Sesaat setelah Mourinho diumumkan pergi dari United dan nama Pochettino mencuat sebagai pengganti, pelatih Arsenal Unai Emery mewanti-wanti pada media. Ia menyatakan, Pochettino, yang merupakan kolega dekatnya sejak sama-sama melatih di Spanyol, amat terfokus sedang mengerjakan proyek serius di Tottenham.
Emery menganggap, Pochettino sedang melatih tim besar dengan pemain-pemain terbaik, serta berada dalam posisi bagus, baik di liga domestik maupun Liga Champions. Bahkan, dalam beberapa musim terakhir, Pochettino dan Tottenham praktis tampil lebih konsisten daripada United. Dengan segala perubahan yang dibawa Pochettino ke Tottenham, ia berpikir komitmennya dengan Tottenham seharusnya terus berlanjut.
Ole Gunnar Solskjaer adalah opsi interim yang bagus, mengingat dia dicintai suporter dan tahu mentalitas juara yang ditanamkan Sir Alex Ferguson. Jika dia mampu membawa United tampil bagus hingga akhir musim, mengikat pembunuh-berwajah-bayi tersebut sebagai pelatih tetap bukan pilihan buruk.
Well, jika Solskjaer sama-sama melempem United ingin mencari pelatih baru, sebaiknya mereka mencari pelatih yang sudah teruji di percaturan sepak bola dunia, sebisa mungkin yang bergelimang trofi. Namun muncul pertanyaan, jika Mou dan Van Gaal yang “berpengalaman” dan “paham cara juara” saja gagal, siapa lagi yang bisa mengisinya?
United bisa menunjuk “orang luar” yang sudah teruji, seperti Zinedine Zidane atau Antonio Conte. Profil Zidane paling cocok: ia pernah melatih klub yang-barangkali-lebih-besar-dari United, dan sukses di sana. Jadi, ia tak cuma fasih mengais prestasi, melainkan juga paham mengendalikan manajemen dan suporter yang senang menuntut.
Jadi, nama Pochettino sebenarnya tak perlu masuk perhitungan. Ia terlalu muda, belum pernah meraih trofi sebagai pelatih, dan mungkin akan kolaps seperti halnya Moyes.
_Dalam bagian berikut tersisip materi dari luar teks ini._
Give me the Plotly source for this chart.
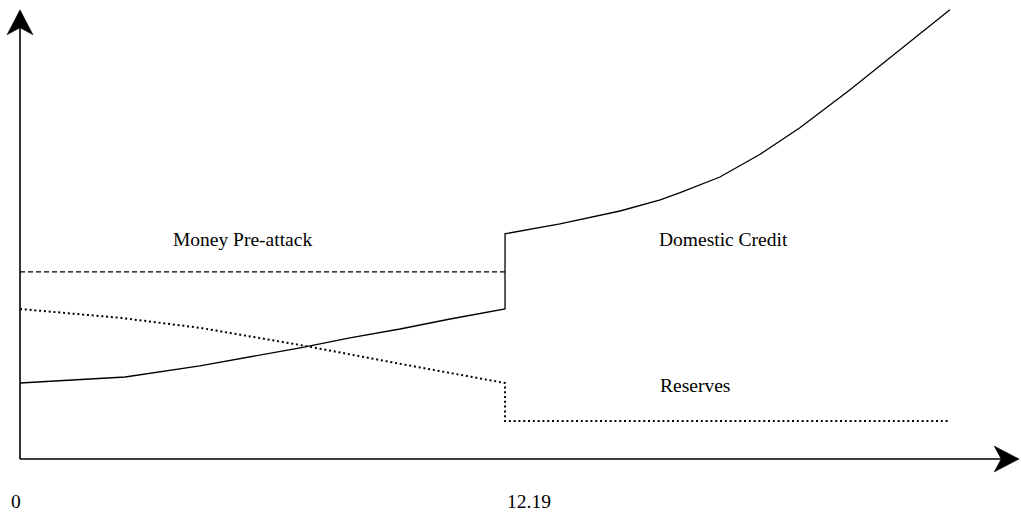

Mari kita teropong dari sudut pandang Pochettino.
**
Aku seorang pelatih Tottenham Hotspur. Timku selalu lolos ke Liga Champions dalam tiga musim terakhir. Presiden klub mempercayaiku. Pemain-pemain menghormatiku: mereka yang masih muda pasti mau bertahan bila kubujuk, mereka yang senior perlahan akan diganti dengan yang lebih kompeten. Saat ini mungkin kami adalah klub musafir dan punya dompet cekak, tapi, hei, stadion baru kami sebentar lagi rampung. Tatkala kami sudah menempatinya dan perputaran uang kembali normal, aku akan punya uang untuk belanja pemain. Stadion kami akan lebih besar daripada punya Arsenal dan Chelsea, dan klub kami akan jadi yang terbesar di London, atau bahkan Inggris. Jika aku pergi, siapa yang akan mengawal pengembangan klub ini? Aku berutang banyak pada Tottenham.
Aku melihat Manchester United. Mereka klub besar yang sedang sakit. Pelatih-pelatih selalu dipecat. Jika aku menerima tawaran mereka, aku tak punya kebebasan sebagaimana yang kuterima di Tottenham. Kalah dalam tiga laga, karierku di sana tamat. Biarlah mereka mencari orang lain.
**
Simpulannya, Pochettino seharusnya tak meninggalkan proyek raksasa Tottenham Hotspur. Semua pihak mendukungnya di Spurs, media tak berani mengkritiknya.
Bayangkan jika Pochettino ke Manchester United. Ia akan mengendalikan para pemain bintang bergaji mahal dengan ego besar, serta dengan sorotan kamera media yang makin memedihkan mata.
Jika tak ingin membahaykan kariernya, semua pelatih tak perlu menerima panggilan Manchester United.